Suzanne Capek Tingley’s How to Handle Difficult Parents: A Teacher’s Survival Guide (Cottonwood Press, 2006) is an eminently readable, funny, practical book on how to deal with parents who expect too much of teachers and too little of their children, parents who hover, parents who can’t accept that their children aren’t perfect, parents who blame teachers for their children’s discipline problems.... I’m sure you get the picture.

Tingley’s bona fides include that she has been a teacher and a principal and is now a school superintendent. She also teaches education administration at the State University of New York and has been a New York Outstanding School Administrator. On the flip side of the coin, she and her husband have two daughters. Need I say more?

Fifty years ago, when a teacher called home to report a problem with a child’s behavior or performance, the parent (usually a mother) accepted the report without reluctance and the child (usually a boy) was punished when he arrived home. In most cases, he was not even allowed to come forth with his side of the story (usually a cleverly crafted lie). All too often, when today’s parents receive similar phone calls, they become their children’s advocates and attorneys. They deny, defend, and frequently toss the hot potato of blame back at the teacher, who then risks finding herself being raked over the coals by an administrator who wants nothing more than peace in the valley. The problem is driving good people out of the profession, in fact, as attested to by many ex-teachers with whom I have spoken.

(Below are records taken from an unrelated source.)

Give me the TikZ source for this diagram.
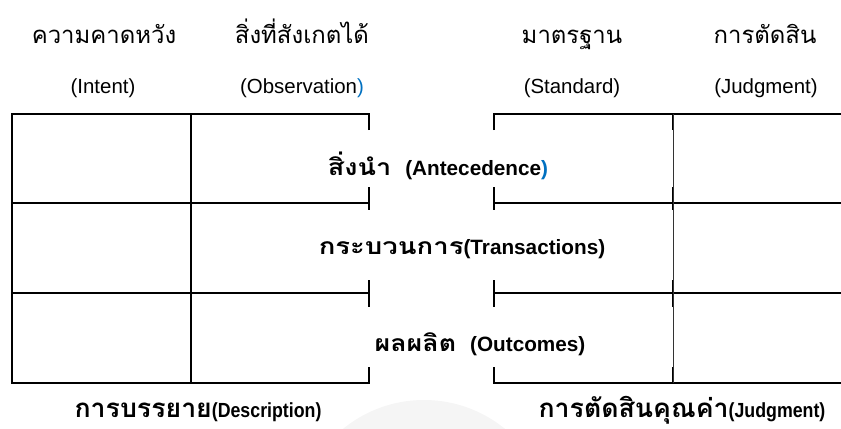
\documentclass[tikz,border=0pt]{standalone}
\usepackage{fontspec}
\setmainfont{Liberation Sans}
\newfontfamily\thaifont[Script=Thai]{Loma}
\definecolor{parblue}{RGB}{0,112,192}
\newcommand\tht[1]{{\thaifont #1}}
\newcommand\thw[3]{\scalebox{#2}[1]{\fontsize{#1}{#1}\selectfont\thaifont #3}}
\newcommand\bp{{\color{parblue})}}
\begin{document}
\begin{tikzpicture}[x=1bp,y=-1bp,
  gl/.style={line width=1.8bp, black},
  gthin/.style={line width=0.9bp, black!80},
  toplab/.style={anchor=base, inner sep=0pt, font=\fontsize{24}{28}\selectfont},
  enlab/.style={anchor=base, inner sep=0pt, font=\fontsize{20.5}{24}\selectfont},
  midlab/.style={anchor=base, inner sep=0pt, font=\fontsize{20.8}{24}\selectfont\bfseries},
  botlab/.style={anchor=base, inner sep=0pt, font=\fontsize{20.5}{24}\selectfont\bfseries}]
\useasboundingbox (0,0) rectangle (841,428);
% faint watermark
\begin{scope}
  \clip (0,0) rectangle (841,428);
  \fill[gray!8] (424,528) circle (128);
\end{scope}
% ---- left block
\draw[gl] (369,130) -- (369,114) -- (12,114) -- (12,383) -- (369,383) -- (369,367);
\draw[gl] (12,203) -- (369,203);
\draw[gl] (12,293) -- (369,293);
\draw[gl] (191,114) -- (191,383);
\draw[gl] (369,187) -- (369,210);
\draw[gl] (369,280) -- (369,307);
% ---- right block
\draw[gl] (494,130) -- (494,114) -- (845,114);
\draw[gl] (494,367) -- (494,383) -- (845,383);
\draw[gl] (494,203) -- (845,203);
\draw[gl] (494,293) -- (845,293);
\draw[gl] (494,187) -- (494,210);
\draw[gl] (494,280) -- (494,307);
\draw[gthin] (673,114) -- (673,383);
\foreach \a/\b in {114/130,187/210,280/307,367/383}
  \draw[gl] (672.5,\a) -- (672.5,\b);
% ---- top labels
\node[toplab] (t1) at (104,43) {\tht{ความคาดหวัง}};
\node[toplab] (t2) at (302,43) {\tht{สิ่งที่สังเกตได้}};
\node[toplab] (t3) at (572,43) {\tht{มาตรฐาน}};
\node[toplab] (t4) at (765,43) {\tht{การตัดสิน}};
\node[enlab] (e1) at (103,93) {(Intent)};
\node[enlab] (e2) at (302,93) {(Observation\bp};
\node[enlab] (e3) at (572,93) {(Standard)};
\node[enlab] (e4) at (766,93) {(Judgment)};
% ---- middle labels
\node[midlab] (m1) at (438,175) {\thw{23}{1.18}{สิ่งนำ}\hspace{14bp}(Antecedence\bp};
\node[midlab] (m2) at (462,254) {\thw{23}{1.2}{กระบวนการ}(Transactions)};
\node[midlab] (m3) at (480,351) {\thw{23}{1.17}{ผลผลิต}\hspace{14bp}(Outcomes)};
% ---- bottom labels
\node[botlab] (b1) at (198,417) {\thw{26}{1.03}{การบรรยาย}\scalebox{0.87}[1]{(Description)}};
\node[botlab] (b2) at (682,417) {\thw{26}{1.03}{การตัดสินคุณค่า}\scalebox{0.87}[1]{(Judgment)}};
\end{tikzpicture}
\end{document}
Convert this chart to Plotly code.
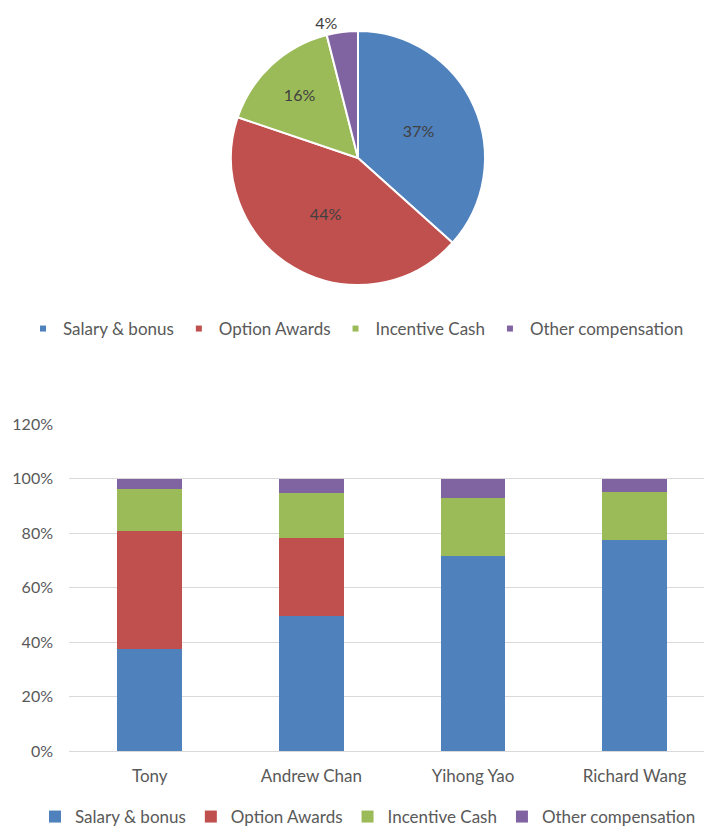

Take heart, teachers! Tingley’s table of contents makes one want to read on. How can one resist wanting to find out who “Pinochio’s Mom” is? Or “The Stealth Zapper”? Or “Ms. ‘Quit Picking on My Kid’”? Each of Tingley’s characters will be intimately familiar to all but a teacher who’s in September of her first year, but the truly wonderful thing about this book is that Tingley provides teachers with the words to say to meddling, overprotective, defensive, blaming parents—words that will not only disarm but hopefully turn potential enemies into allies.

In fact, I think Tingley’s book should be required reading for parents. It would give even those who do not meddle, overprotect, defend, and so on appreciation for what their children’s teachers have to deal with at times. But what a great thing it would be if Pinochio’s Mom and the Stealth Zapper could for once see themselves in action. Come to think of it, they’d probably read Tingley’s descriptions and think she was talking about someone else. That’s the problem, after all.